Escribir sobre violencia contra las mujeres nunca es sencillo, ya que las etiquetas y los prejuicios siempre generan sesgos en el debate; incluso, muchas veces terminan la discusión antes de que inicie. Mi objetivo al escribir este artículo es abrir espacios de reflexión, no de combate. Flaco favor le hacemos a la lucha de las mujeres por la equidad tomando posiciones extremas que solamente contribuyen a separarnos en vez de acercarnos, mal del cual el país está sufriendo en exceso en estos días.

Sí, yo también he sido víctima de violencia y muchas veces los ataques más encarnizados han venido de otras mujeres, sí, de esas que piensan que dar órdenes es ser líderes, que gritar es sinónimo de ser escuchadas, y que amedrentar las hace ver como mujeres poderosas. Es realmente triste ver como estas “mujeres empoderadas” creen que el valor está en ser y en comportarse como aquellos “machos misóginos” a los que critican.

Para personas como yo, que hemos tenido la bendición de trabajar tanto como en el sector privado como en el sector público, es triste ver las brechas que existen con respecto a la equidad para nosotras, la excusa suele ser: “aquí tenemos muchas mujeres trabajando”. Con esta respuesta normalmente nos alejamos del tema en cuestión y de los cuestionamientos incómodos que son los que nos permitirían retratar la situación real, las preguntas que deberían seguir a esa respuesta de cajón son: ¿cuántas tienen posiciones de dirección?, ¿cuántas lideran equipos? ¿las ideas de cuántas de ellas son realmente escuchadas?  Y más aún: ¿a cuántas no se les juzga porque tuvieron que pedir un permiso para cuidar un hijo o para cuidar uno de sus padres? ¿cuántas no fueron descartadas para un ascenso porque no se quedaron a trabajar en la oficina después de la hora de cierre ya que tenían que ir a recoger un niño en la guardería?

He tenido el privilegio en mi vida de ser muchas veces la primera mujer en ostentar ciertas posiciones (primera presidenta de RACSA, primera gerente del BCCR) y no digo esto con arrogancia, lo digo con dolor. Instituciones que han tenido que esperar 70 años o más para poder decir que finalmente incorporaron una mujer en niveles estratégicos y de toma de decisiones. Esa realidad nos debería poner a pensar.

Este no es un problema aislado. La verdad oculta detrás de muchas organizaciones, dirigidas por décadas solo por varones es que en ellas existe un problema estructural y se sigue privilegiando que los hombres sean quienes ostenten el poder. No existe, en la práctica, una posibilidad real para las mujeres de ascender a ciertos niveles jerárquicos. Algunos defienden el statu quo y utilizan las herramientas que les da la burocracia estatal para atrasar el avance y seguir operando desde sus trincheras. Todo esfuerzo por instaurar una real equidad presentará resistencia por parte de aquellos que se sienten amenazados por el cambio.
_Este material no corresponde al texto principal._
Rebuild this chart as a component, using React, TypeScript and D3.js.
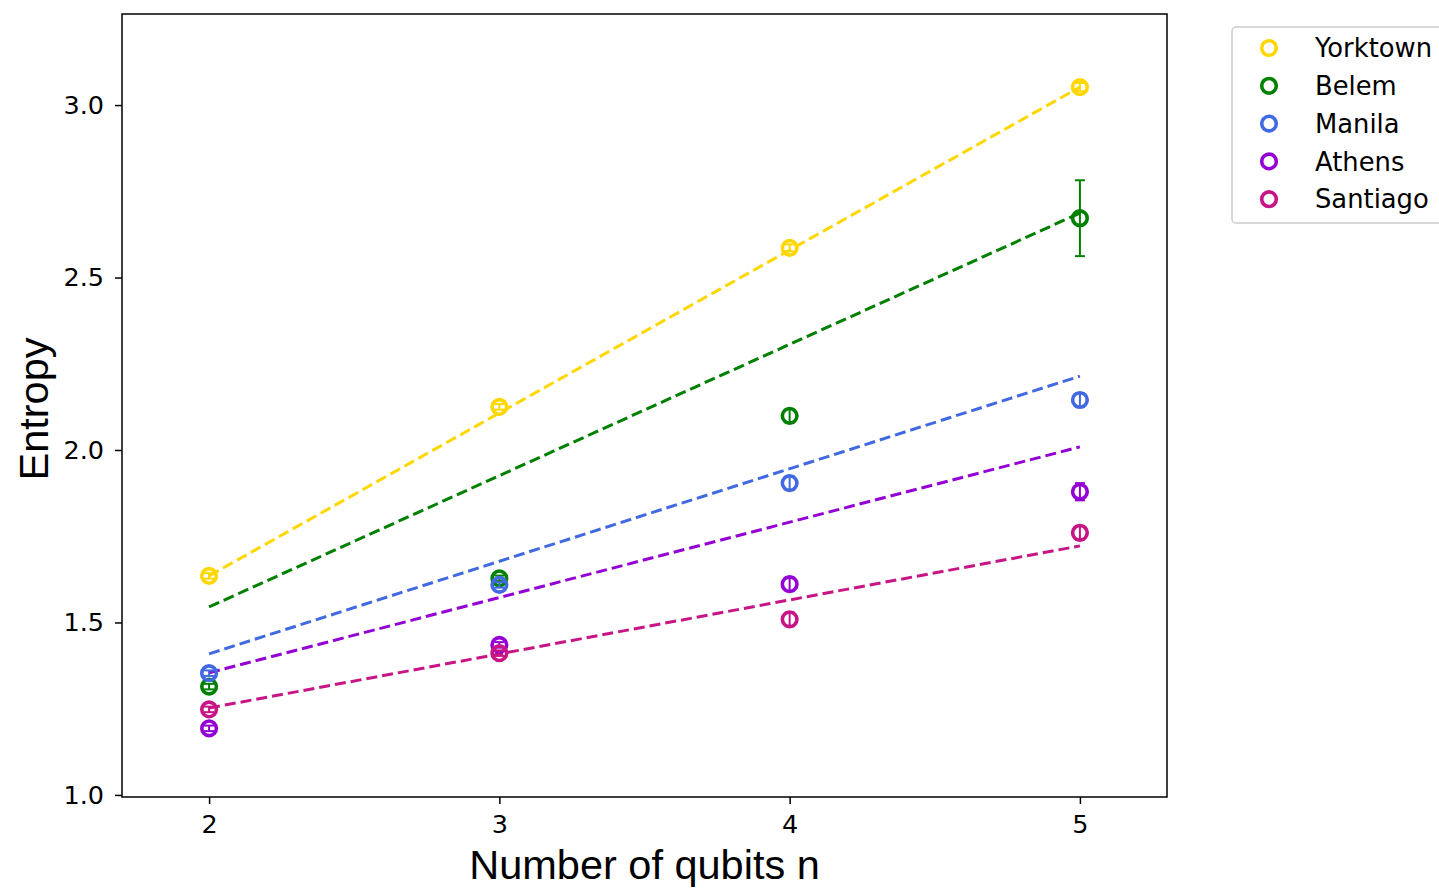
import React, { useEffect, useRef } from 'react';
import * as d3 from 'd3';

// qubit counts on the x axis
const qubits = [2, 3, 4, 5];

const backends = ['Yorktown', 'Belem', 'Manila', 'Athens', 'Santiago'];
const colors = ['#FFD700', '#008000', '#4169E1', '#9400D3', '#C71585'];

// measured entropy per backend, one value per qubit count
const yorktown = [1.635, 2.125, 2.586, 3.052];
const belem = [1.314, 1.628, 2.099, 2.672];
const manila = [1.353, 1.609, 1.904, 2.145];
const athens = [1.193, 1.435, 1.611, 1.879];
const santiago = [1.248, 1.411, 1.509, 1.760];

// error bar half-heights
const yorktownErr = [0.008, 0.008, 0.01, 0.012];
const belemErr = [0.008, 0.008, 0.02, 0.11];
const manilaErr = [0.008, 0.008, 0.02, 0.02];
const athensErr = [0.008, 0.008, 0.02, 0.025];
const santiagoErr = [0.008, 0.008, 0.02, 0.02];

// fitted trend lines, value at n=2 and n=5
const fitStart = [1.635, 1.545, 1.409, 1.354, 1.252];
const fitEnd = [3.052, 2.687, 2.214, 2.009, 1.722];

const yTicks = [1.0, 1.5, 2.0, 2.5, 3.0];

const App = () => {
  const ref = useRef<SVGSVGElement>(null);

  useEffect(() => {
    const svg = d3.select(ref.current);
    svg.selectAll('*').remove();

    const left = 122, right = 1167, top = 14, bottom = 797;
    const x = d3.scaleLinear().domain([1.7, 5.3]).range([left, right]);
    const y = d3.scaleLinear().domain([0.994, 3.264]).range([bottom, top]);

    const values = [yorktown, belem, manila, athens, santiago];
    const errs = [yorktownErr, belemErr, manilaErr, athensErr, santiagoErr];

    // axes
    const xAxis = svg.append('g')
      .attr('transform', `translate(0,${bottom})`)
      .call(d3.axisBottom(x).tickValues(qubits).tickFormat(d3.format('d')).tickSizeOuter(0).tickSize(7).tickPadding(11));
    const yAxis = svg.append('g')
      .attr('transform', `translate(${left},0)`)
      .call(d3.axisLeft(y).tickValues(yTicks).tickFormat(d3.format('.1f')).tickSizeOuter(0).tickSize(7).tickPadding(11));
    [xAxis, yAxis].forEach(a => {
      a.select('.domain').remove();
      a.selectAll('line').attr('stroke', '#000').attr('stroke-width', 1.5);
      a.selectAll('text')
        .attr('fill', '#000')
        .style('font-family', 'DejaVu Sans')
        .style('font-size', '25.5px');
    });

    // fit lines
    backends.forEach((b, i) => {
      svg.append('line')
        .attr('x1', x(qubits[0])).attr('y1', y(fitStart[i]))
        .attr('x2', x(qubits[qubits.length - 1])).attr('y2', y(fitEnd[i]))
        .attr('stroke', colors[i])
        .attr('stroke-width', 3)
        .attr('stroke-dasharray', '11,5');
    });

    // error bars + hollow markers
    backends.forEach((b, i) => {
      const g = svg.append('g');
      qubits.forEach((q, j) => {
        const cx = x(q);
        const lo = y(values[i][j] - errs[i][j]);
        const hi = y(values[i][j] + errs[i][j]);
        g.append('line').attr('x1', cx).attr('x2', cx).attr('y1', lo).attr('y2', hi)
          .attr('stroke', colors[i]).attr('stroke-width', 2);
        [lo, hi].forEach(yy => {
          g.append('line').attr('x1', cx - 5).attr('x2', cx + 5).attr('y1', yy).attr('y2', yy)
            .attr('stroke', colors[i]).attr('stroke-width', 2);
        });
        g.append('circle')
          .attr('cx', cx).attr('cy', y(values[i][j]))
          .attr('r', 7.3)
          .attr('fill', 'none')
          .attr('stroke', colors[i])
          .attr('stroke-width', 3.6);
      });
    });

    // frame
    svg.append('rect')
      .attr('x', left).attr('y', top)
      .attr('width', right - left).attr('height', bottom - top)
      .attr('fill', 'none').attr('stroke', '#000').attr('stroke-width', 1.5);

    // axis titles
    svg.append('text')
      .attr('x', (left + right) / 2).attr('y', 879)
      .attr('text-anchor', 'middle')
      .style('font-family', 'Liberation Sans, Arial')
      .style('font-size', '41.5px')
      .text('Number of qubits n');
    svg.append('text')
      .attr('transform', `translate(48,409) rotate(-90)`)
      .attr('text-anchor', 'middle')
      .style('font-family', 'Liberation Sans, Arial')
      .style('font-size', '41.5px')
      .text('Entropy');

    // legend
    const legend = svg.append('g');
    legend.append('rect')
      .attr('x', 1232).attr('y', 27).attr('width', 230).attr('height', 196)
      .attr('rx', 4)
      .attr('fill', '#fff').attr('stroke', '#ccc').attr('stroke-width', 1.5);
    backends.forEach((b, i) => {
      const ly = 48 + i * 37.8;
      legend.append('circle')
        .attr('cx', 1269).attr('cy', ly).attr('r', 7.3)
        .attr('fill', 'none').attr('stroke', colors[i]).attr('stroke-width', 3.6);
      legend.append('text')
        .attr('x', 1315).attr('y', ly).attr('dy', '0.36em')
        .style('font-family', 'DejaVu Sans')
        .style('font-size', '25.8px')
        .text(b);
    });
  }, []);

  return (
    <svg ref={ref} width={1439} height={890}
      style={{ position: 'absolute', left: 0, top: 0, background: '#fff' }} />
  );
};

export default App;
La violencia no sólo está en los gritos y en los insultos, está en las estructuras que siguen limitando nuestro avance, en las resistencias pasivas que frenan el cambio y en los intentos de descalificar a quienes abren puertas que antes estaban cerradas.

Seamos valientes no violentas, seamos firmes no fuertes, seamos estratégicas no oportunistas; hablemos sin miedo, pero no a gritos. No imitemos aquello que no merece ser imitado, aquello que más bien merece ser erradicado.
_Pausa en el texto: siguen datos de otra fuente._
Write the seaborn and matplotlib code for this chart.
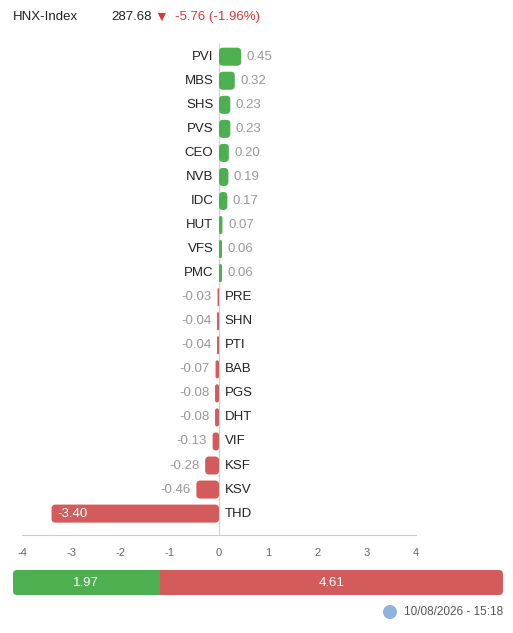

La lucha continúa, porque para las que tenemos hijas no basta con desear que ellas no pasen por las experiencias que nosotras hemos tenido que vivir.
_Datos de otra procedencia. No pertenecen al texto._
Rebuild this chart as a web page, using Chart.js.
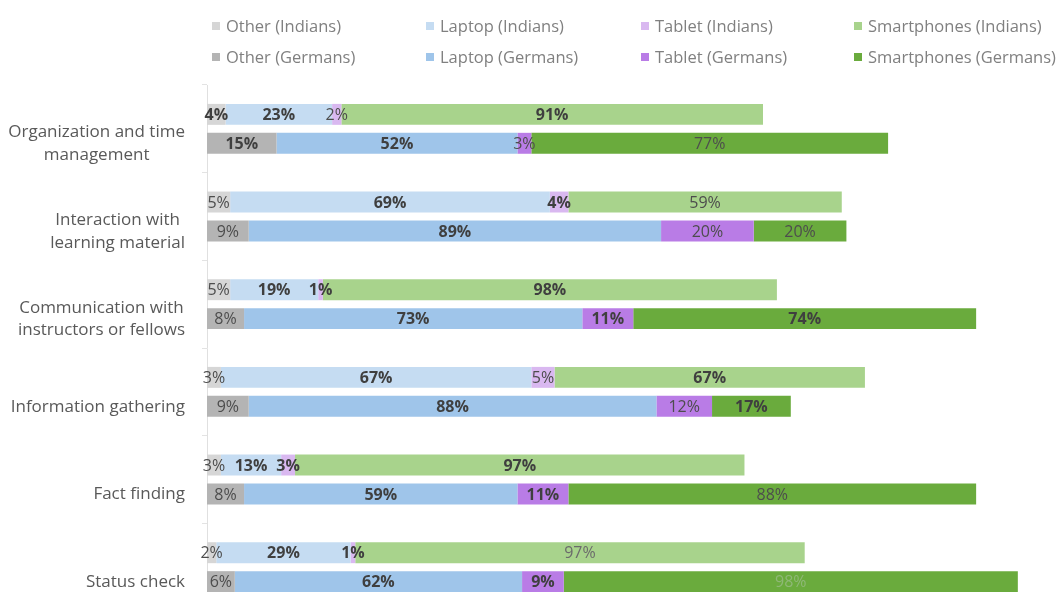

Necesitamos transformar las instituciones en las que trabajamos y las relaciones de poder que persisten en ellas. Debemos entender que la equidad no es un favor, es un derecho. Y, tal vez lo más importante, debemos cambiar la interpretación que hacemos de lo que significa liderazgo femenino y trabajar en acciones reales que les permitan a las mujeres constituirse en esas líderes que el país merece. Solo así lograremos pasar del discurso a la acción y alcanzar finalmente una equidad real.